A trust is an essential tool if you want to diversify your portfolio or build an estate. The two types of trusts are revocable and irrevocable. Estate owners who use irrevocable trusts write the directives of their trusts in stone. Such trusts can’t be changed or altered as the grantor matures. A revocable trust, in contrast, allows the grantor to make updates, change beneficiaries or collect capital gains as a legal resident of Nevada.

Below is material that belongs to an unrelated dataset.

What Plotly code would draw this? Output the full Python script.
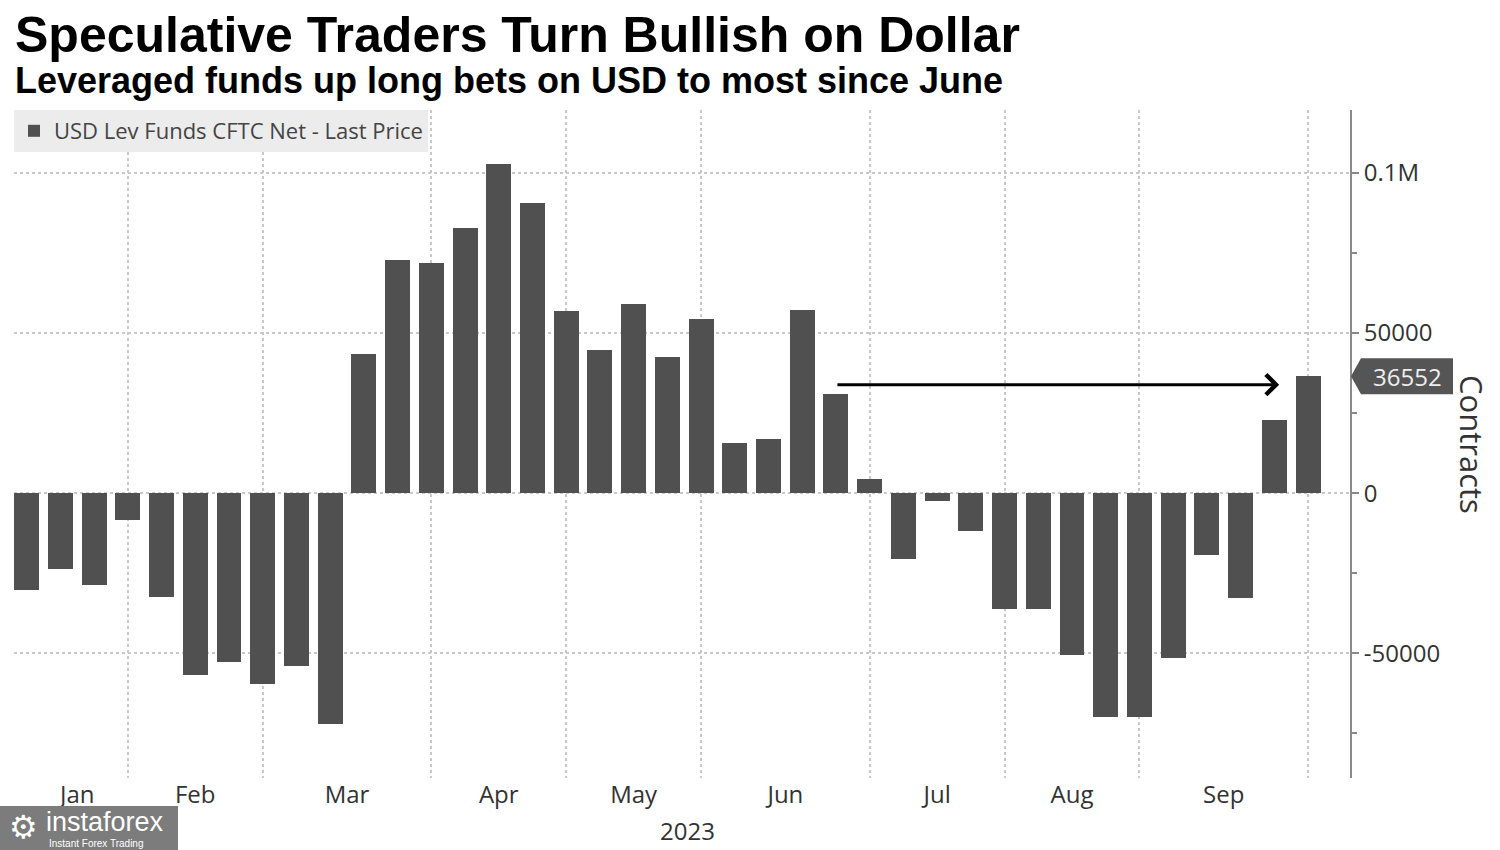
import pandas as pd
import plotly.graph_objects as go

# ---- data ----
dates = pd.date_range("2023-01-06", periods=39, freq="7D")
values = [-30400, -23700, -28600, -8300, -32500, -56700, -52800, -59500, -53900, -72100,
          43600, 72700, 72000, 82900, 102900, 90600, 56800, 44600, 59000, 42500,
          54500, 15800, 17000, 57300, 31100, 4500, -20500, -2600, -11700, -36300,
          -36300, -50700, -69800, -69800, -51400, -19200, -32800, 22900, 36552]
series_name = "USD Lev Funds CFTC Net - Last Price"
y_tickvals = [-50000, 0, 50000, 100000]
y_ticktext = ["-50000", "0", "50000", "0.1M"]
month_names = ["Jan", "Feb", "Mar", "Apr", "May", "Jun", "Jul", "Aug", "Sep"]
arrow_from_date, arrow_to_date, arrow_level = "2023-06-23", "2023-09-23", 33900

# ---- layout constants ----
W, H = 1500, 850
ML, MR, MT, MB = 14, 150, 110, 72
PW, PH = W - ML - MR, H - MT - MB
YMIN, YMAX = -89000, 119700
XMIN, XMAX = pd.Timestamp("2023-01-03 09:00"), pd.Timestamp("2023-10-07 17:00")
BAR = "#505050"
TXT = "#333333"
GRID = "#c9c9c9"
FONT = "Open Sans"


def px_x(p):  # screen x pixel -> paper x
    return (p - ML) / PW


def px_y(p):  # screen y pixel -> paper y
    return (H - MB - p) / PH


# gridlines at the last bar of each month, labels centred between them
s = pd.Series(dates, index=dates)
grid_dates = list(s.groupby([dates.year, dates.month]).max())
edges = [dates[0]] + grid_dates
label_dates = [edges[i] + (edges[i + 1] - edges[i]) / 2 for i in range(len(grid_dates))]

fig = go.Figure()
fig.add_trace(go.Bar(
    x=dates, y=values, name=series_name,
    marker=dict(color=BAR, line=dict(width=0)),
    width=0.74 * 7 * 86400000,
    showlegend=True,
))

fig.update_layout(
    width=W, height=H,
    margin=dict(l=ML, r=MR, t=MT, b=MB, autoexpand=False),
    paper_bgcolor="white", plot_bgcolor="white",
    font=dict(family=FONT, color=TXT),
    bargap=0,
    showlegend=True,
    legend=dict(x=0, y=1, xanchor="left", yanchor="top", bgcolor="#ececec",
                font=dict(size=22, color="#444444", family=FONT),
                itemwidth=30, borderwidth=0),
    xaxis=dict(
        type="date", range=[XMIN, XMAX],
        tickmode="array", tickvals=label_dates, ticktext=month_names,
        ticks="", showgrid=False, showline=False, zeroline=False,
        tickfont=dict(size=24, color=TXT, family=FONT),
        minor=dict(tickmode="array", tickvals=grid_dates, showgrid=True,
                   gridcolor=GRID, griddash="dot", gridwidth=1.5, ticks=""),
    ),
    yaxis=dict(
        side="right", range=[YMIN, YMAX],
        tickmode="array", tickvals=y_tickvals, ticktext=y_ticktext,
        ticks="outside", ticklen=7, tickwidth=2, tickcolor="#8a8a8a",
        showline=True, linecolor="#8a8a8a", linewidth=2,
        showgrid=True, gridcolor=GRID, griddash="dot", gridwidth=1.5,
        zeroline=False,
        tickfont=dict(size=24, color=TXT, family=FONT),
        minor=dict(tick0=0, dtick=25000, ticks="outside", ticklen=5, tickwidth=2,
                   tickcolor="#8a8a8a", showgrid=False),
    ),
)

# title & subtitle
fig.add_annotation(text="<b>Speculative Traders Turn Bullish on Dollar</b>",
                   xref="paper", yref="paper", x=px_x(13), y=px_y(35),
                   xanchor="left", yanchor="middle", showarrow=False,
                   font=dict(size=50, color="#000000", family="Liberation Sans"))
fig.add_annotation(text="<b>Leveraged funds up long bets on USD to most since June</b>",
                   xref="paper", yref="paper", x=px_x(13), y=px_y(80),
                   xanchor="left", yanchor="middle", showarrow=False,
                   font=dict(size=36, color="#000000", family="Liberation Sans"))

# arrow
fig.add_annotation(x=arrow_to_date, y=arrow_level, ax=arrow_from_date, ay=arrow_level,
                   xref="x", yref="y", axref="x", ayref="y", text="",
                   showarrow=True, arrowhead=4, arrowsize=1.3, arrowwidth=3,
                   arrowcolor="#000000")

# last-value tag
u_per_px = (YMAX - YMIN) / PH
last = values[-1]
hh = 18 * u_per_px
x0, x1, x2 = 1 + 1 / PW, 1 + 11 / PW, 1 + 103 / PW
fig.add_shape(type="path", xref="paper", yref="y",
              path=f"M {x0} {last} L {x1} {last + hh} L {x2} {last + hh} "
                   f"L {x2} {last - hh} L {x1} {last - hh} Z",
              fillcolor="#555555", line=dict(width=0))
fig.add_annotation(text=f"{last}", xref="paper", yref="y",
                   x=1 + 57 / PW, y=last, xanchor="center", yanchor="middle",
                   showarrow=False, font=dict(size=24, color="#eeeeee", family=FONT))

# y-axis title
fig.add_annotation(text="Contracts", xref="paper", yref="paper",
                   x=px_x(1472), y=px_y(444), textangle=90,
                   xanchor="center", yanchor="middle", showarrow=False,
                   font=dict(size=31, color=TXT, family=FONT))

# year label
fig.add_annotation(text="2023", xref="paper", yref="paper",
                   x=px_x(688), y=px_y(830),
                   xanchor="center", yanchor="middle", showarrow=False,
                   font=dict(size=24, color=TXT, family=FONT))

# watermark
fig.add_shape(type="rect", xref="paper", yref="paper",
              x0=px_x(0), x1=px_x(178), y0=px_y(850), y1=px_y(806),
              fillcolor="#7c7c7c", line=dict(width=0), layer="above")
fig.add_annotation(text="⚙", xref="paper", yref="paper", x=px_x(23), y=px_y(827),
                   xanchor="center", yanchor="middle", showarrow=False,
                   font=dict(size=32, color="#ffffff", family="DejaVu Sans"))
fig.add_annotation(text="instaforex", xref="paper", yref="paper", x=px_x(44), y=px_y(822),
                   xanchor="left", yanchor="middle", showarrow=False,
                   font=dict(size=27, color="#ffffff", family="Liberation Sans"))
fig.add_annotation(text="Instant Forex Trading", xref="paper", yref="paper",
                   x=px_x(47), y=px_y(843), xanchor="left", yanchor="middle",
                   showarrow=False,
                   font=dict(size=10, color="#ffffff", family="Liberation Sans"))

fig.write_html("out.html", config={"displayModeBar": False},
               post_script="document.body.style.margin='0';")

For those with investments
A revocable trust is ideal if you have investments that are profiting. Putting dividend stocks into a revocable trust, for example, gives you the right to withdraw those dividends. Of course, you don’t have to take your profits out, but the option could provide financial security later on. Real estate, gold and even foreign currencies are investments that have the right to be used in a revocable trust. Those assets can be replaced whenever you want.

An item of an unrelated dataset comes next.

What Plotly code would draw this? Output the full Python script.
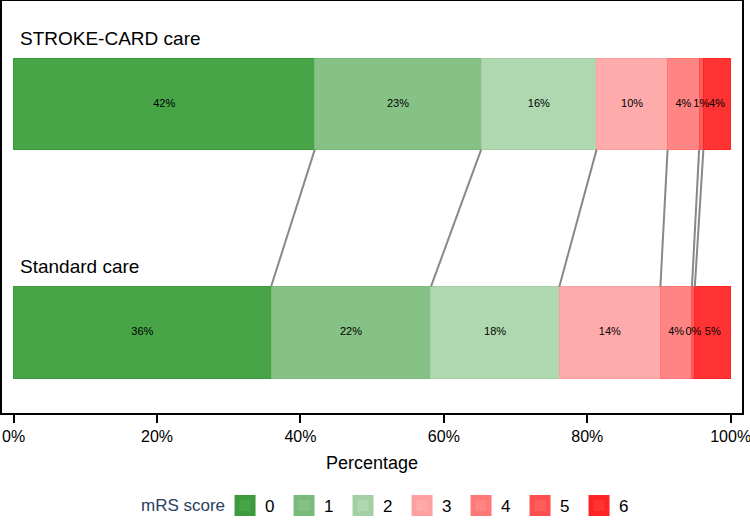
import plotly.graph_objects as go

# ---- data ----
groups = ["STROKE-CARD care", "Standard care"]
scores = ["0", "1", "2", "3", "4", "5", "6"]
stroke_card = [42.0, 23.2, 16.1, 9.9, 4.4, 0.6, 3.8]
standard = [35.9, 22.3, 17.9, 14.1, 4.4, 0.4, 5.0]
tick_vals = [0, 20, 40, 60, 80, 100]
tick_text = ["0%", "20%", "40%", "60%", "80%", "100%"]

fills = ["#47a447", "#86c286", "#b0d8b0", "#ffabab", "#ff8585", "#ff5c5c", "#ff3333"]
borders = ["#3d9b3d", "#7aba7a", "#a3cfa3", "#ffa0a0", "#ff7878", "#ff4f4f", "#ff2424"]

FONT = "Liberation Sans, Arial, sans-serif"
y_pos = [1, 0]
half_w = 0.2

fig = go.Figure()

for i, s in enumerate(scores):
    vals = [stroke_card[i], standard[i]]
    fig.add_trace(go.Bar(
        x=vals, y=y_pos, orientation="h", width=2 * half_w,
        marker=dict(color=fills[i], line=dict(color=borders[i], width=1)),
        showlegend=False, hoverinfo="skip",
    ))

# segment labels (centred in each stacked segment, drawn above all bars)
for series, yp in zip([stroke_card, standard], y_pos):
    centers, cum = [], 0.0
    for v in series:
        centers.append(cum + v / 2)
        cum += v
    fig.add_trace(go.Scatter(
        x=centers, y=[yp] * len(series), mode="text",
        text=[f"{v:.0f}%" for v in series],
        textposition="middle center",
        textfont=dict(family=FONT, size=11, color="black"),
        showlegend=False, hoverinfo="skip", cliponaxis=False,
    ))

# connecting lines between cumulative boundaries
cum_top, cum_bot = [], []
t = b = 0.0
for i in range(len(scores) - 1):
    t += stroke_card[i]
    b += standard[i]
    cum_top.append(t)
    cum_bot.append(b)
for ct, cb in zip(cum_top, cum_bot):
    fig.add_trace(go.Scatter(
        x=[ct, cb], y=[y_pos[0] - half_w, y_pos[1] + half_w], mode="lines",
        line=dict(color="rgb(136,136,136)", width=2),
        showlegend=False, hoverinfo="skip",
    ))

# legend entries
for i, s in enumerate(scores):
    fig.add_trace(go.Scatter(
        x=[None], y=[None], mode="markers", name=s,
        marker=dict(symbol="square", size=16, color=fills[i],
                    line=dict(color=borders[i], width=5)),
        showlegend=True,
    ))

# group labels
for g, yp in zip(groups, y_pos):
    fig.add_annotation(
        x=0.65, y=yp + half_w, xref="x", yref="y", text=g, showarrow=False,
        xanchor="left", yanchor="middle", yshift=20,
        font=dict(family=FONT, size=19, color="black"),
    )

# legend title
fig.add_annotation(
    x=0.304, y=-0.2256, xref="paper", yref="paper", text="mRS score",
    showarrow=False, xanchor="right", yanchor="middle",
    font=dict(family=FONT, size=17, color="#2a3f5f"),
)

fig.update_layout(
    width=750, height=527,
    margin=dict(l=2, r=8, t=1, b=114, autoexpand=False),
    barmode="stack",
    plot_bgcolor="white", paper_bgcolor="white",
    font=dict(family=FONT, color="black"),
    legend=dict(
        orientation="h", x=0.3014, xanchor="left", y=-0.2256, yanchor="middle",
        traceorder="normal",
        font=dict(family=FONT, size=17, color="black"),
        entrywidth=14, entrywidthmode="pixels",
        bgcolor="rgba(0,0,0,0)",
    ),
    xaxis=dict(
        range=[-1.62, 101.58], tickvals=tick_vals, ticktext=tick_text,
        ticklabeloverflow="allow",
        showgrid=False, zeroline=False, automargin=False,
        showline=True, linecolor="black", linewidth=1.5, mirror=True,
        ticks="outside", ticklen=8, tickwidth=1.5, tickcolor="black",
        tickfont=dict(family=FONT, size=16, color="black"),
        title=dict(text="Percentage", font=dict(family=FONT, size=18, color="black"), standoff=12),
    ),
    yaxis=dict(
        range=[-0.353, 1.4506], showticklabels=False, ticks="",
        showgrid=False, zeroline=False, automargin=False,
        showline=True, linecolor="black", linewidth=1.5, mirror=True,
    ),
)

fig.write_html("out.html", config={"displayModeBar": False},
               post_script="document.body.style.margin='0px';")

If you have someone to inherit your assets
Estate planning is often focused on the moment when an estate gets transferred. To make any trust legal, you need someone assigned as its beneficiary. This person will inherit the trust. You don’t have to open up a trust solely because of this beneficiary. However, consider if you have someone who’ll benefit from a transfer of wealth to them. Having someone to inherit your assets means you get to use your trust as a financial haven. Only then do you avoid taxes or creditors.
For those hedging against taxes and creditors
Taxes and debt are both an issue of liability. How much you’re liable for is based on your legal status to own debt and tax responsibility. A trust, like a house, isn’t itself taxed; only you are. In estate planning, trusts hold assets that won’t fall under your personal liability.
Estate planning in Nevada
Even if you have an irrevocable trust, you can write up revocable trusts to balance your portfolio out. Just keep your beneficiaries in mind. It may be worthwhile to consider how revocable trusts work to your or their financial benefit.